The Enes Kanter saga is nearing an end.
Sometime this week Kanter and University of Kentucky officials are expected to participate via teleconference with the NCAA's Student-Athlete Reinstatement Committee.
The committee hearing the appeal is comprised of representatives of the NCAA's membership, and not the NCAA staff who have been charged with handling the matter to this point.
The percentages are in Kanter's favor, as 99% of the student-athletes who go through the Student-Athlete Reinstatement process are ultimately cleared to play.
In 2003-2004 there were about 1100 reinstatement requests and about 300 appeals processed. Of those 99% of the student-athletes gained eligibility, though some included penalties.
The NCAA's Student-Athlete Reinstatement Committee will review the same information that the Student-Athlete Reinstatement staff has previously reviewed, but will look at the information from a different perspective. They will not look at facts alone, but will consider intent to violate rules and mitigating circumstances.

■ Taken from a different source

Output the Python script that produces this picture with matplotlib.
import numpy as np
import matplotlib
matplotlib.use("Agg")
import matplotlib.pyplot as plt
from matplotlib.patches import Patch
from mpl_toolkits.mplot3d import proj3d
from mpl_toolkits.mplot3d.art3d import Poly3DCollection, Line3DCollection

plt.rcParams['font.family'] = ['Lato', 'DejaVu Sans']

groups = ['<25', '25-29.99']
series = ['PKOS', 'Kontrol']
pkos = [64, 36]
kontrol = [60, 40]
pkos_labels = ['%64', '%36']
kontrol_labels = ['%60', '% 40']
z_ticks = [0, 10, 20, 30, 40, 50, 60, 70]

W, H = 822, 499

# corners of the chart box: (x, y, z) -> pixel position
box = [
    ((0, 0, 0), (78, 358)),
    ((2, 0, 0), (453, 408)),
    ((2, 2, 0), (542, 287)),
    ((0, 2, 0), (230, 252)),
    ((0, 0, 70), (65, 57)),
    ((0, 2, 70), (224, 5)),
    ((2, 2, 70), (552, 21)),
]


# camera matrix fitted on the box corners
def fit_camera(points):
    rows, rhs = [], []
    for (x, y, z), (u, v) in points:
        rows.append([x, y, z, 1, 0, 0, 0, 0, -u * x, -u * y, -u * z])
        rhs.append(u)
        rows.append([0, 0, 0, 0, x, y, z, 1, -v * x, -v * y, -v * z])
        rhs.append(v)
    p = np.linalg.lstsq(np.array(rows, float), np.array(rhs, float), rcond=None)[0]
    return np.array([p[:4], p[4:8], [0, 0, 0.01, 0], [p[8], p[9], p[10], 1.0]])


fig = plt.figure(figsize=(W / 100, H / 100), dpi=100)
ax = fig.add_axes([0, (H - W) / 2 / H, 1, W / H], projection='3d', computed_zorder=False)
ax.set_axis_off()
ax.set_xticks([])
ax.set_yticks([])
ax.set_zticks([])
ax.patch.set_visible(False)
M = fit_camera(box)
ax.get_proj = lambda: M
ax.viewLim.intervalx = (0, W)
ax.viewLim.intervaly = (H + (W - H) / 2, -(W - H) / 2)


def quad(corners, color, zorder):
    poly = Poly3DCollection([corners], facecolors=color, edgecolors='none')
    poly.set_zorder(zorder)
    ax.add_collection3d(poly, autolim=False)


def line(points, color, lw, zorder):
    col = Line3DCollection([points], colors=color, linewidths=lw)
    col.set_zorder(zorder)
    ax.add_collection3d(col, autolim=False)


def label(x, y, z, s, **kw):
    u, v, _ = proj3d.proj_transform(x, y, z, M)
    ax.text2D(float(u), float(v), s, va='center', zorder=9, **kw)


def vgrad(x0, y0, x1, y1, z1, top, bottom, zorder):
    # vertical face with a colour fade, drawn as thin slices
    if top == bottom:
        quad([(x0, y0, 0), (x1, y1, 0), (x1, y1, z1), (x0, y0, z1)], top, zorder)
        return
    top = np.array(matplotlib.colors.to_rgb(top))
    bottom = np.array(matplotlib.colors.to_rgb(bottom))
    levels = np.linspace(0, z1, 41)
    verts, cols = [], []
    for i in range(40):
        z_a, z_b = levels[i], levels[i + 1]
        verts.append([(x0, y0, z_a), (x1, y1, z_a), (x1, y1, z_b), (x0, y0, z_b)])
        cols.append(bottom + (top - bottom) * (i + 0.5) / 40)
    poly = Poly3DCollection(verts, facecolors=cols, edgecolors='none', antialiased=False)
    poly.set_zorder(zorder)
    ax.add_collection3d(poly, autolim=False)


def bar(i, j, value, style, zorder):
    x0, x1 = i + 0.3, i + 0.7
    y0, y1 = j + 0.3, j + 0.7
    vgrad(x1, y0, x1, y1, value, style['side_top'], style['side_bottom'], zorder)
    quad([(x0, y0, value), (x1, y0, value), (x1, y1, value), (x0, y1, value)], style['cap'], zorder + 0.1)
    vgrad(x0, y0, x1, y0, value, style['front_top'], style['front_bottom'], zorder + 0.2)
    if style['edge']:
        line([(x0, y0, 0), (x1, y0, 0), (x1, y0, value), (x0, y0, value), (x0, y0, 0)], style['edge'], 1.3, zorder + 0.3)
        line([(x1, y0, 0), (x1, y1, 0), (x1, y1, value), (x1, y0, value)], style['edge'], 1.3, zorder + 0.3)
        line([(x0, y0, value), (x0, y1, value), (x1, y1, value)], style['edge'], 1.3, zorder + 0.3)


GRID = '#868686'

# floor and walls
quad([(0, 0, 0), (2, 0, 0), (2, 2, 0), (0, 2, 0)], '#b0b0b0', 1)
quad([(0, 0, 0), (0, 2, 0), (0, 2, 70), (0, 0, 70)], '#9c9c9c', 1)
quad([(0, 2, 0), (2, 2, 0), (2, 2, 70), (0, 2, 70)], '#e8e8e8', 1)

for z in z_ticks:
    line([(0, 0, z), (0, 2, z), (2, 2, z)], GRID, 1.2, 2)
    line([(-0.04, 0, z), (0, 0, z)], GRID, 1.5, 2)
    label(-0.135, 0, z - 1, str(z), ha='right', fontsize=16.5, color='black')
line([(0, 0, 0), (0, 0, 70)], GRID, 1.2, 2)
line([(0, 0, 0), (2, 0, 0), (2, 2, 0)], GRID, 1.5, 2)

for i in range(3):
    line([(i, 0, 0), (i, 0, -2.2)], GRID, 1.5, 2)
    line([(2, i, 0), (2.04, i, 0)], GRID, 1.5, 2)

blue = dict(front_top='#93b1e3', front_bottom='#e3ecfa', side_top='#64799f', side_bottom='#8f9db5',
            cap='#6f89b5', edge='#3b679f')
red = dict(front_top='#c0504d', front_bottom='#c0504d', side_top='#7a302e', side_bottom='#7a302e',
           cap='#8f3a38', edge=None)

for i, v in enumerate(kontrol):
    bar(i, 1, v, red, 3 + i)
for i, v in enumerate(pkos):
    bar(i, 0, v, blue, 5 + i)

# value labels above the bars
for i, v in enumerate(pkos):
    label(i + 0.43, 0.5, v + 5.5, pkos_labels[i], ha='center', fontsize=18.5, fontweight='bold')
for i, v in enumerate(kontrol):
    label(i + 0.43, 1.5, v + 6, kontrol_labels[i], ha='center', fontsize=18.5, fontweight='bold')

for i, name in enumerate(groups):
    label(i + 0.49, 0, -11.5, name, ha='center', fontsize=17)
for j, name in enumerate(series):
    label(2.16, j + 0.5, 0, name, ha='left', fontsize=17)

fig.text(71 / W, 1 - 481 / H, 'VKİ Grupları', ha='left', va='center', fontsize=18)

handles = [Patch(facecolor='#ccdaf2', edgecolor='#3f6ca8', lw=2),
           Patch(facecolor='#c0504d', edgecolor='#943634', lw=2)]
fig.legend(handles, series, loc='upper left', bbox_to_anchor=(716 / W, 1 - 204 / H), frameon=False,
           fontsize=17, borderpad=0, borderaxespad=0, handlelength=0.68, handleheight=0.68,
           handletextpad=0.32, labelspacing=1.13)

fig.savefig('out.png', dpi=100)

The NCAA's apparent reasoning for its initial denial of Kanter's eligibility is based upon his receiving educational expenses from The Turkish club team Fenerbahce Ulker during the 2008-2009 season. The NCAA rules require that expenses be paid directly to the payee providing the services.
The area where the NCAA's case against Kanter is more than murky is that their exception being used to determine that Kanter violated the rules that the expenses were more than "actual and necessary" includes a very broad category of "actual and necessary" expenses which states "Other reasonable expenses."
Kanter was allowed to play for a professional team, as is provided for by NCAA 184.108.40.206.1; which was enacted last spring and became effective on August 1, 2010.
If the exception exists that perspective student-athletes can play with professional teams logic would dictate that the rules governing professional teams paying for educational expenses should also be an exception for these players. The NCAA allows student-athletes to receive educational expenses from prep schools, junior colleges, private secondary schools and other institutions. Kids who played for professional teams under the exception 220.127.116.11.1 should be allowed to consider educational expenses as part of their reasonable expenses under the "Other reasonable expenses" clause of NCAA 12.02.04.
If the appeals committee does as charged and looks at the intent and responsibility of Kanter's involvement in any rules violation then it should weigh heavily in Kanter's favor. During the time in question Enes was a 16 year old playing basketball and getting an education. Were it the intent of Kanter to play professionally he could have played on the Turkish national team last summer and received more than $1 million for the experience. He could have sought out a professional contract upon turning 18. Kanter did neither of these things.
In addition to not grabbing millions as a pro the Kanters' actions indicate that their intent was to maintain the amateurism of Enes. They kept extensive expense records for funds received, and offered to repay the expenses determined by the NCAA to be above actual and necessary.
How culpable can one find a 16 year old and his parents in accepting educational expenses from Fenerbahce Ulker when they unknowingly committed violations, while painstakingly attempting to maintain the amateurism of Enes?
Furthermore, how reasonable is it for the NCAA to expect a student to honor the letter of NCAA rules that were not enacted until last spring? Unless the Kanter's had a crystal ball they would have expected Enes to sit out the four games he appeared in for Fenerbahce Ulker on a one-for-one basis which the previous rules dictated.
Once the Student-Athlete Reinstatement Committee hears the appeal a decision will come within ten days, but will likely come within a few days of the hearing.